100 Plätze bietet der Campingplatz Karlstadt. Rund 70 davon sind vermietet an Dauercamper, die restlichen 30 stehen den sogenannten Durchgangscampern zur Verfügung. Doch auch hier kommen oftmals „Wiederholungstäter“, wie Guido Amthor es beschreibt. Seit 14 Jahren betreibt er gemeinsam mit seiner Lebensgefährtin Gabi Pinna als Pächter den Campingplatz und weiß, was die Leute – egal ob Dauer- oder Durchgangscamper – am Karlstadter Campingplatz lieben: die familiäre Atmosphäre, die Nähe zur Stadt, vor allem das warme Wasser des Freibads. Wer bei ihm Dauercamping bucht, bekommt zudem einen tollen Service: Auf Wunsch macht er Kühlschränke schon vor der Anreise an oder mäht den Rasen bei längeren Abwesenheiten.
Und so kommen die Leute aus Dänemark, Holland, Dortmund oder Berlin. Aber eben auch aus Kitzingen, Marktheidenfeld, Karlburg oder der Karlstadter Siedlung, so wie das Ehepaar Klara und Adolf Funk. Seit 40 Jahren verbringen sie bereits ihre Sommer im Wohnwagen am Karlstadter Mainufer. „Wir haben als Übergangscamper angefangen und dabei die anderen Dauercamper kennengelernt“, erklärt Adolf Funk. Als dann der Platz in der „Kutschergasse“ unten am Mainufer frei wurde, schlugen sie zu. Seitdem ziehen Klara und Adolf Funk mindestens jedes Wochenende, ab und zu aber auch unter der Woche aus ihrer Drei-Zimmer-Wohnung in der Siedlung in die Einraum-Campingwohnung mit Vorzelt um.
Festzelt aus Pavillons
Genießt Adolf Funk unter der Woche die Ruhe auf dem Platz zum Malen, kommen die Funks am Wochenende wegen der Dauercamper-Gemeinschaft. Die anderen Dauercamper, das sind: links von ihnen die Familie aus Rodgau-Weiskirchen, gegenüber kommt man ursprünglich aus Mainbernheim bei Kitzingen und die Camper schräg versetzt wohnen – außer in Karlstadt auf dem Campingplatz – in Heusenstamm. „Wir freuen uns immer auf das Wochenende, denn das Leben auf dem Campingplatz ist eine Abwechslung zum Alltag“, erklärt Klara Funk.
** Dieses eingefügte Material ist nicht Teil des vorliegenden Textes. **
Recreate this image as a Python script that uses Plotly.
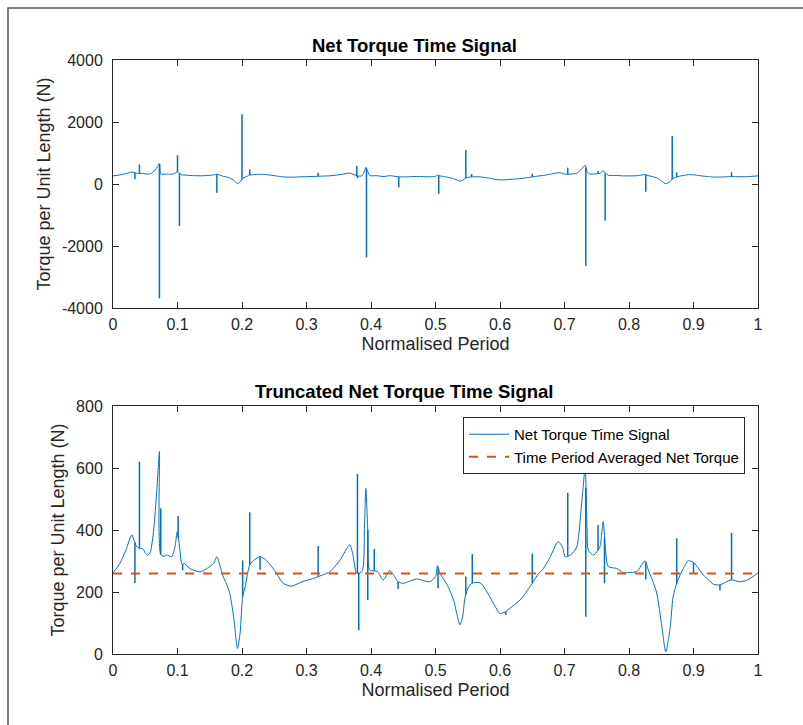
import plotly.graph_objects as go

# Smooth part of the net torque signal over one normalised period
base_t = [0.000, 0.010, 0.020, 0.029, 0.033, 0.036, 0.041, 0.046, 0.050, 0.054,
          0.058, 0.063, 0.068, 0.072, 0.074, 0.079, 0.083, 0.091, 0.096, 0.0997,
          0.104, 0.107, 0.110, 0.120, 0.135, 0.145, 0.156, 0.161, 0.165, 0.171,
          0.176, 0.181, 0.187, 0.193, 0.197, 0.201, 0.205, 0.212, 0.220, 0.228,
          0.236, 0.246, 0.255, 0.264, 0.277, 0.293, 0.311, 0.325, 0.336, 0.352,
          0.367, 0.372, 0.378, 0.386, 0.390, 0.392, 0.395, 0.398, 0.405, 0.410,
          0.419, 0.429, 0.435, 0.442, 0.450, 0.460, 0.471, 0.491, 0.500, 0.503,
          0.507, 0.512, 0.520, 0.528, 0.538, 0.542, 0.546, 0.551, 0.556, 0.569,
          0.577, 0.584, 0.592, 0.600, 0.608, 0.620, 0.631, 0.640, 0.649, 0.660,
          0.667, 0.678, 0.690, 0.697, 0.701, 0.710, 0.719, 0.725, 0.729, 0.732,
          0.735, 0.737, 0.745, 0.752, 0.755, 0.760, 0.763, 0.768, 0.781, 0.791,
          0.800, 0.812, 0.825, 0.830, 0.836, 0.843, 0.851, 0.857, 0.864, 0.868,
          0.872, 0.876, 0.884, 0.892, 0.900, 0.908, 0.915, 0.923, 0.931, 0.941,
          0.950, 0.959, 0.972, 0.985, 1.000]
base_torque = [262, 290, 335, 384, 365, 350, 340, 340, 326, 318,
               330, 400, 530, 653, 320, 315, 319, 314, 345, 395,
               330, 289, 292, 275, 265, 275, 292, 314, 290, 249,
               225, 196, 120, 18, 67, 185, 217, 287, 305, 314,
               305, 282, 255, 228, 219, 233, 244, 255, 265, 303,
               352, 320, 260, 266, 420, 534, 400, 271, 268, 266,
               239, 269, 255, 233, 228, 235, 242, 233, 250, 285,
               260, 244, 215, 174, 94, 120, 185, 215, 228, 230,
               210, 185, 155, 131, 136, 155, 174, 198, 225, 260,
               275, 314, 362, 345, 314, 320, 346, 450, 540, 604,
               400, 335, 319, 335, 346, 427, 350, 282, 276, 262,
               263, 266, 301, 270, 240, 196, 88, 7, 88, 180,
               215, 239, 275, 301, 295, 275, 255, 240, 225, 223,
               232, 239, 233, 240, 262]

# Impulsive spikes in the raw signal
full_spike_t = [0.034, 0.041, 0.072, 0.100, 0.103, 0.161, 0.200, 0.212, 0.318,
                0.378, 0.379, 0.393, 0.443, 0.505, 0.547, 0.556, 0.650, 0.705,
                0.733, 0.752, 0.763, 0.826, 0.867, 0.874, 0.959]
full_spike_torque = [150, 635, -3690, 925, -1355, -280, 2250, 473, 365,
                     590, 180, -2365, -110, -320, 1097, 320, 330, 527,
                     -2645, 416, -1183, -247, 1548, 373, 380]

# Spikes remaining in the truncated signal
trunc_spike_t = [0.034, 0.041, 0.074, 0.101, 0.108, 0.201, 0.212, 0.228, 0.318,
                 0.379, 0.381, 0.395, 0.405, 0.442, 0.504, 0.547, 0.557, 0.609,
                 0.650, 0.705, 0.733, 0.752, 0.762, 0.826, 0.874, 0.900, 0.941,
                 0.959]
trunc_spike_torque = [229, 620, 470, 445, 270, 302, 457, 272, 348,
                      581, 77, 174, 339, 210, 212, 250, 322, 127,
                      323, 520, 120, 416, 228, 240, 373, 262, 205,
                      391]

avg_torque = 260

x_ticks = [0, 0.1, 0.2, 0.3, 0.4, 0.5, 0.6, 0.7, 0.8, 0.9, 1]
x_tick_labels = ["0", "0.1", "0.2", "0.3", "0.4", "0.5", "0.6", "0.7", "0.8", "0.9", "1"]
y_ticks_full = [-4000, -2000, 0, 2000, 4000]
y_tick_labels_full = ["-4000", "-2000", "0", "2000", "4000"]
y_ticks_trunc = [0, 200, 400, 600, 800]

BLUE = "#0072BD"
ORANGE = "#D95319"
AXIS = "#262626"
FONT = "Liberation Sans, Arial, sans-serif"


def spike_segments(spike_t, spike_val):
    """Vertical excursions from the smooth curve, separated by gaps."""
    xs, ys = [], []
    for ts, vs in zip(spike_t, spike_val):
        # anchor each spike on the curve between its neighbouring knots
        k = next(i for i, t in enumerate(base_t) if t >= ts)
        t0, t1 = base_t[max(k - 1, 0)], base_t[k]
        v0, v1 = base_torque[max(k - 1, 0)], base_torque[k]
        a = v0 if t1 == t0 else v0 + (v1 - v0) * (ts - t0) / (t1 - t0)
        xs += [ts, ts, None]
        ys += [a, vs, None]
    return xs, ys


W, H = 803, 725
x_dom = [113 / W, 758 / W]
top_dom = [1 - 308 / H, 1 - 60 / H]
bot_dom = [1 - 654 / H, 1 - 406 / H]

fig = go.Figure()

# upper panel: complete signal
fig.add_trace(go.Scatter(x=base_t, y=base_torque, mode="lines",
                         line=dict(color=BLUE, width=1, shape="spline", smoothing=0.7),
                         xaxis="x", yaxis="y", showlegend=False))
sx, sy = spike_segments(full_spike_t, full_spike_torque)
fig.add_trace(go.Scatter(x=sx, y=sy, mode="lines", line=dict(color=BLUE, width=1.5),
                         xaxis="x", yaxis="y", showlegend=False))

# lower panel: truncated signal and its average
fig.add_trace(go.Scatter(x=base_t, y=base_torque, mode="lines",
                         line=dict(color=BLUE, width=1, shape="spline", smoothing=0.7),
                         name="Net Torque Time Signal", legendgroup="sig",
                         xaxis="x2", yaxis="y2"))
sx, sy = spike_segments(trunc_spike_t, trunc_spike_torque)
fig.add_trace(go.Scatter(x=sx, y=sy, mode="lines", line=dict(color=BLUE, width=1.5),
                         legendgroup="sig", showlegend=False,
                         xaxis="x2", yaxis="y2"))
fig.add_trace(go.Scatter(x=[0, 1], y=[avg_torque, avg_torque], mode="lines",
                         line=dict(color=ORANGE, width=2, dash="dash"),
                         name="Time Period Averaged Net Torque",
                         xaxis="x2", yaxis="y2"))

axis_common = dict(showline=True, linecolor=AXIS, linewidth=1, mirror="ticks",
                   ticks="inside", ticklen=6, tickcolor=AXIS, showgrid=False,
                   zeroline=False, automargin=False,
                   tickfont=dict(family=FONT, size=16, color=AXIS))
title_font = dict(family=FONT, size=18, color=AXIS)

xaxis_style = dict(range=[0, 1], tickvals=x_ticks, ticktext=x_tick_labels,
                   ticklabelstandoff=2,
                   title=dict(text="Normalised Period", font=title_font, standoff=5),
                   **axis_common)

fig.update_layout(
    width=W, height=H,
    margin=dict(l=0, r=0, t=0, b=0, autoexpand=False),
    paper_bgcolor="white", plot_bgcolor="white",
    font=dict(family=FONT),
    xaxis=dict(domain=x_dom, anchor="y", **xaxis_style),
    yaxis=dict(domain=top_dom, anchor="x", range=[-4000, 4000],
               tickvals=y_ticks_full, ticktext=y_tick_labels_full,
               ticklabelstandoff=6,
               title=dict(text="Torque per Unit Length (N)", font=title_font, standoff=6),
               **axis_common),
    xaxis2=dict(domain=x_dom, anchor="y2", **xaxis_style),
    yaxis2=dict(domain=bot_dom, anchor="x2", range=[0, 800],
                tickvals=y_ticks_trunc, ticklabelstandoff=6,
                title=dict(text="Torque per Unit Length (N)", font=title_font, standoff=6),
                **axis_common),
    legend=dict(x=745 / W, xanchor="right", y=1 - 417 / H, yanchor="top",
                bgcolor="white", bordercolor=AXIS, borderwidth=1,
                font=dict(family=FONT, size=15, color="black"),
                tracegroupgap=0, itemwidth=40),
    annotations=[
        dict(text="<b>Net Torque Time Signal</b>", x=415 / W,
             y=1 - 45 / H, xref="paper", yref="paper", showarrow=False,
             xanchor="center", yanchor="middle",
             font=dict(family=FONT, size=18.5, color="black")),
        dict(text="<b>Truncated Net Torque Time Signal</b>", x=404 / W,
             y=1 - 391 / H, xref="paper", yref="paper", showarrow=False,
             xanchor="center", yanchor="middle",
             font=dict(family=FONT, size=18.5, color="black")),
    ],
    shapes=[
        dict(type="rect", xref="paper", yref="paper",
             x0=8 / W, x1=1.05, y0=-0.05, y1=1 - 8 / H,
             line=dict(color="#555555", width=1.5), fillcolor="rgba(0,0,0,0)"),
    ],
)

fig.write_html("out.html")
Neben spontanen Kaffee-Einladungen kommt man aber auch zu Geburtstagen oder sonstigen Anlässen zusammen – auch bei schlechtem Wetter. Dann stellen alle Camper ihre Pavillons zusammen und verwandeln die Fläche vor den Campingwagen so zu ihrem persönlichen Festzelt. Und auch als das Ehepaar Funk damals, anlässlich eines 75. Geburtstags nicht auf dem Campingplatz blieb, sondern in den Bayerischen Wald fuhr, folgte die Campinggemeinschaft heimlich und überraschte das Ehepaar am Ziel.
Die Camper-Gemeinschaft – auch Monika Schäflein genießt sie. Müssen andere Leute, wenn sie Menschen treffen wollen, in die Kneipe, klemmt sich der Camper seinen Klappstuhl unter den Arm und geht ein paar Meter weiter.
Aber hat das Campingleben denn gar keine Nachteile? „Die Geräuschkulisse auf dem Campingplatz ist größer“, sagt Monika Schäflein. Der Regen, die Vögel, das Müllauto, alles ist lauter. Vor allem die Glocken morgens um sieben Uhr – doch um diese Uhrzeit muss sie, zumindest zu Arbeitszeiten, eh aufstehen.